Wednesday, December 10, 2008

Here's an idea...

Whatever the case, white, black, male, female, rich, poor, family members just want their stories heard. So from now on, I say media uses this general term, “missing person’s syndrome.” And the only requirement needed for coverage, is you’re reported missing and your family needs help finding you.

Facts and stats...

Whereas, your non-white victims come from single parent homes. Some live in poverty and have struggled throughout life. Some were even known prostitutes and drug users. Not your typical “damsel in distress” in need of rescue, if you will.

Now some may say the disparity in coverage can be explained in terms of numbers? When you stop and think about it, White Americans make up the majority in society. The latest stats show whites account for 70% of the population, compared to blacks and Hispanics combined, make up around 28% of the population. And not only that, white women have the highest reported numbers compared to non-whites of missing persons. But should that matter when it comes to coverage? No, a missing person white, black or Hispanic is still a missing person. And every effort/advantage available should be given.

However others say, it’s not a conscious decision to give more coverage to one story. They believe the “mwws” formula works. News organizations simply say their coverage has nothing to do with numbers, race or wealth. They say competition from another news outlet and unusual or extraordinary circumstances are some of the determining factors. Not to mention the persistence of the family helps.

White women are always missing...

The latest stats show an average of 22,000 women have been reported missing. To break that number down by race, almost 62% are white and 29% are black. Now while the numbers show that white women have the highest numbers, they're not the only ones missing.

A 24-year-old African-American woman named Tamika Huston of Spartanburg, S.C., was reported missing by her family. Now you probably haven't heard of Huston or even know her face, even though her family did everything to get her name out there. Huston's aunt, Rebkah Howard who's a public relations professional, distributed fliers, held a press conference and created a Web site to get mass media attention, but her story was overlooked. As the search for Natalee Holloway, a white woman continued.

A June 16th article in the USA Today posed this question to the media. "Why doesn't the media show as much concern for non-whites?" Howard believes it's a simply a trend. A formula if you will.

She told "The Early Show's" co-anchor Hannah Storm she doesn't believe executive producers and newsroom staff consciously exclude persons of color, but notes it is important for the media to take a critical look at which cases they cover.

"What I believe is happening," Howard says, "is that networks have found a formula that has worked for them. And they tend to be about young, white attractive, middle- to upper-class women. And they continue to follow those stories. As one is resolved, they'll move on to the next one. I was met with a lot of resistance when I tried to get national attention for this case. It has been unfortunate."

Huston's body was found. Her ex-boyfriend confessed to killing her.

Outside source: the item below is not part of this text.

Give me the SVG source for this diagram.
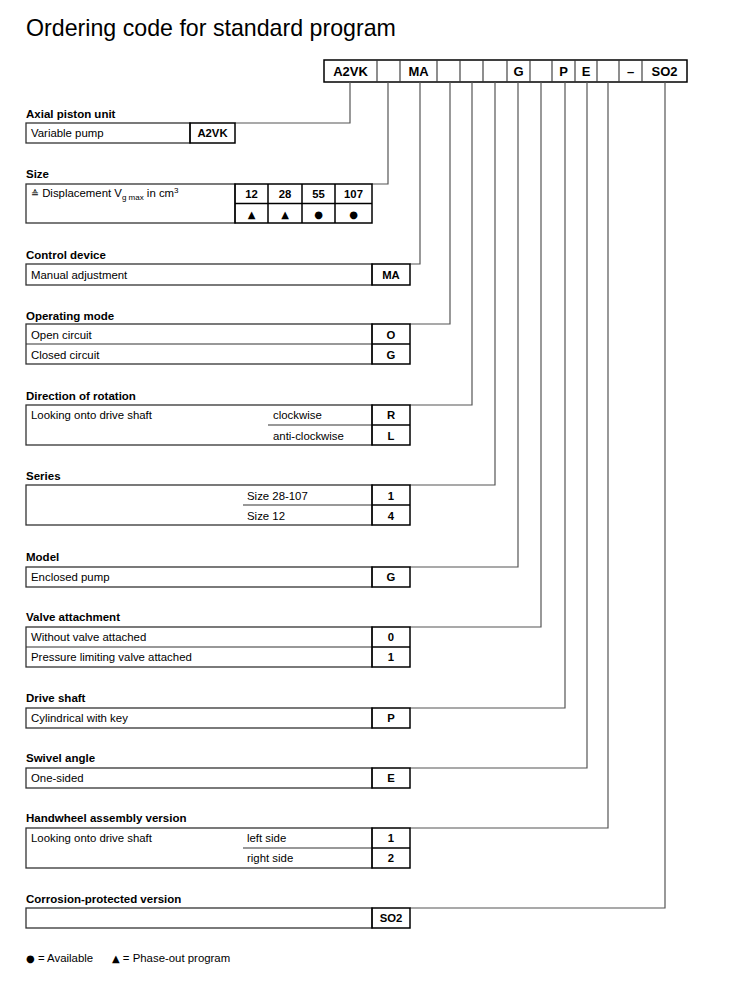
<svg xmlns="http://www.w3.org/2000/svg" width="731" height="985" viewBox="0 0 731 985">
<style>
text{font-family:"Liberation Sans",Arial,sans-serif;fill:#000}
.title{font-size:23.2px}
.h{font-size:11.5px;font-weight:bold}
.t{font-size:11.4px}
.c{font-size:11.3px;font-weight:bold;text-anchor:middle}
.hc{font-size:13px;font-weight:bold;text-anchor:middle}
.sym{font-family:"DejaVu Sans",sans-serif;font-size:10px;text-anchor:middle}
.box{fill:none;stroke:#333;stroke-width:1.3}
.cell{fill:none;stroke:#000;stroke-width:1.5}
.div{stroke:#333;stroke-width:1.1;fill:none}
.conn{fill:none;stroke:#555;stroke-width:1.2}
</style>
<rect width="731" height="985" fill="#fff"/>
<text class="title" x="26" y="36">Ordering code for standard program</text>

<g id="header">
<rect class="cell" x="324" y="60" width="363" height="22"/>
<path class="div" d="M377 60V82M400 60V82M437 60V82M460 60V82M483 60V82M507 60V82M530 60V82M552 60V82M575 60V82M597 60V82M619 60V82M642 60V82"/>
<text class="hc" x="350.5" y="76">A2VK</text>
<text class="hc" x="418.5" y="76">MA</text>
<text class="hc" x="518.5" y="76">G</text>
<text class="hc" x="563.5" y="76">P</text>
<text class="hc" x="586" y="76">E</text>
<text class="hc" x="630.5" y="76">–</text>
<text class="hc" x="664.5" y="76">SO2</text>
</g>

<g id="connectors">
<path class="conn" d="M350 82V123H235"/>
<path class="conn" d="M388 82V184H372"/>
<path class="conn" d="M420 82V264H410"/>
<path class="conn" d="M450 82V324H410"/>
<path class="conn" d="M472 82V405H410"/>
<path class="conn" d="M495 82V485H410"/>
<path class="conn" d="M518 82V567H410"/>
<path class="conn" d="M541 82V627H410"/>
<path class="conn" d="M565 82V708H410"/>
<path class="conn" d="M587 82V768H410"/>
<path class="conn" d="M608 82V828H410"/>
<path class="conn" d="M665 82V908H410"/>
</g>

<g id="axial-piston-unit">
<text class="h" x="26" y="118">Axial piston unit</text>
<rect class="box" x="26" y="123" width="164" height="20"/>
<rect class="cell" x="190" y="123" width="45" height="20"/>
<text class="t" x="31" y="137">Variable pump</text>
<text class="c" x="212.5" y="137">A2VK</text>
</g>

<g id="size">
<text class="h" x="26" y="178">Size</text>
<rect class="box" x="26" y="184" width="209" height="39"/>
<rect class="cell" x="235" y="184" width="137" height="39"/>
<path class="cell" d="M235 203.5H372M268 184V223M302 184V223M335 184V223"/>
<text class="t" x="31" y="197"><tspan font-family="DejaVu Sans" font-size="9.5">≙</tspan> Displacement V<tspan font-size="8" dy="3">g max</tspan><tspan dy="-3"> in cm</tspan><tspan font-size="8" dy="-4">3</tspan></text>
<text class="c" x="251.5" y="198">12</text>
<text class="c" x="285" y="198">28</text>
<text class="c" x="318.5" y="198">55</text>
<text class="c" x="353.5" y="198">107</text>
<text class="sym" x="251.5" y="218">▲</text>
<text class="sym" x="285" y="218">▲</text>
<text class="sym" x="318.5" y="218">●</text>
<text class="sym" x="353.5" y="218">●</text>
</g>

<g id="control-device">
<text class="h" x="26" y="259">Control device</text>
<rect class="box" x="26" y="264" width="346" height="21"/>
<rect class="cell" x="372" y="264" width="38" height="21"/>
<text class="t" x="31" y="279">Manual adjustment</text>
<text class="c" x="391" y="279">MA</text>
</g>

<g id="operating-mode">
<text class="h" x="26" y="320">Operating mode</text>
<rect class="box" x="26" y="324" width="346" height="40"/>
<path class="div" d="M26 344H372"/>
<rect class="cell" x="372" y="324" width="38" height="40"/>
<path class="cell" d="M372 344H410"/>
<text class="t" x="31" y="339">Open circuit</text>
<text class="t" x="31" y="359">Closed circuit</text>
<text class="c" x="391" y="339">O</text>
<text class="c" x="391" y="359">G</text>
</g>

<g id="direction-of-rotation">
<text class="h" x="26" y="400">Direction of rotation</text>
<rect class="box" x="26" y="405" width="346" height="40"/>
<path class="div" d="M268 425H372"/>
<rect class="cell" x="372" y="405" width="38" height="40"/>
<path class="cell" d="M372 425H410"/>
<text class="t" x="31" y="419">Looking onto drive shaft</text>
<text class="t" x="273" y="419">clockwise</text>
<text class="t" x="273" y="440">anti-clockwise</text>
<text class="c" x="391" y="419">R</text>
<text class="c" x="391" y="440">L</text>
</g>

<g id="series">
<text class="h" x="26" y="480">Series</text>
<rect class="box" x="26" y="485" width="346" height="40"/>
<path class="div" d="M243 505H372"/>
<rect class="cell" x="372" y="485" width="38" height="40"/>
<path class="cell" d="M372 505H410"/>
<text class="t" x="247" y="500">Size 28-107</text>
<text class="t" x="247" y="520">Size 12</text>
<text class="c" x="391" y="500">1</text>
<text class="c" x="391" y="520">4</text>
</g>

<g id="model">
<text class="h" x="26" y="561">Model</text>
<rect class="box" x="26" y="567" width="346" height="20"/>
<rect class="cell" x="372" y="567" width="38" height="20"/>
<text class="t" x="31" y="581">Enclosed pump</text>
<text class="c" x="391" y="581">G</text>
</g>

<g id="valve-attachment">
<text class="h" x="26" y="621">Valve attachment</text>
<rect class="box" x="26" y="627" width="346" height="40"/>
<path class="div" d="M26 647H372"/>
<rect class="cell" x="372" y="627" width="38" height="40"/>
<path class="cell" d="M372 647H410"/>
<text class="t" x="31" y="641">Without valve attached</text>
<text class="t" x="31" y="661">Pressure limiting valve attached</text>
<text class="c" x="391" y="641">0</text>
<text class="c" x="391" y="661">1</text>
</g>

<g id="drive-shaft">
<text class="h" x="26" y="702">Drive shaft</text>
<rect class="box" x="26" y="708" width="346" height="20"/>
<rect class="cell" x="372" y="708" width="38" height="20"/>
<text class="t" x="31" y="722">Cylindrical with key</text>
<text class="c" x="391" y="722">P</text>
</g>

<g id="swivel-angle">
<text class="h" x="26" y="762">Swivel angle</text>
<rect class="box" x="26" y="768" width="346" height="20"/>
<rect class="cell" x="372" y="768" width="38" height="20"/>
<text class="t" x="31" y="782">One-sided</text>
<text class="c" x="391" y="782">E</text>
</g>

<g id="handwheel-assembly-version">
<text class="h" x="26" y="822">Handwheel assembly version</text>
<rect class="box" x="26" y="828" width="346" height="40"/>
<path class="div" d="M243 848H372"/>
<rect class="cell" x="372" y="828" width="38" height="40"/>
<path class="cell" d="M372 848H410"/>
<text class="t" x="31" y="842">Looking onto drive shaft</text>
<text class="t" x="247" y="842">left side</text>
<text class="t" x="247" y="862">right side</text>
<text class="c" x="391" y="842">1</text>
<text class="c" x="391" y="862">2</text>
</g>

<g id="corrosion-protected-version">
<text class="h" x="26" y="903">Corrosion-protected version</text>
<rect class="box" x="26" y="908" width="346" height="20"/>
<rect class="cell" x="372" y="908" width="38" height="20"/>
<text class="c" x="391" y="922">SO2</text>
</g>

<g id="legend">
<text class="t" x="26" y="962"><tspan font-family="DejaVu Sans" font-size="10">●</tspan> = Available</text>
<text class="t" x="112" y="962"><tspan font-family="DejaVu Sans" font-size="10">▲</tspan> = Phase-out program</text>
</g>
</svg>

Wednesday, November 19, 2008

Missing white woman's syndrome

Media outlets seem to devote more coverage to white crime victims, than non-white crime victims.

Journalist Gwen Ifill uses the perfect phrase for this type of "selective" media coverage. It's called "Missing White Woman Syndrome." And the criteria is simple. Your victim, must be white, upper-middle class and attractive. I'm talking about the kind of woman or child, every reporter can describe as "petite" or say "she has the perfect life, until... ."

Sheri Parks, a professor of American Studies at the University of Maryland, College Parks further describes this phenomenom as "pretty, white damsels in distress." These are the types of victims, who attract viewers 24/7.

A few familiar names, Laci Peterson and Jon Benet Ramsey.They were both murder victims. We know this because for days, weeks, and even months, their faces were shown on every tv news program available.

How many times did we see former prosecutor turned Court TV reporter Nancy Grace's "no-holds barred, in your face, point the finger" coverage of these females? Mrs. Grace really let's the public have it, to the point of convicted someone when a white female succumbs to tragedy.

When Grace appeared on the Larry King Show, August 18, 2003 she made her position very clear. "KING: ... you do "the killer" as if you think Scott Peterson is the killer? GRACE: Well, I think I've made it very clear all along...KING: Oh, OK.GRACE: ... that statistically speaking, that the most likely perpetrator in this case is someone close to a pregnant...KING: That's statistically.GRACE: ... murder victim. And in this case, placing himself at the scene of her dead body is a huge, huge clue. And I think to ignore that would be derelict in the duty of the police and the prosecutor."

Grace, along with other media made their rounds almost campaigning for these women. Which is fine, because oftentimes, it's the help of the public that aides in the capture of killers. But what about women like Dorothy Dixon or Sherri Iverson? Do you know their faces or their stories? Most likely, you don't. They too are crime victims, only they're black.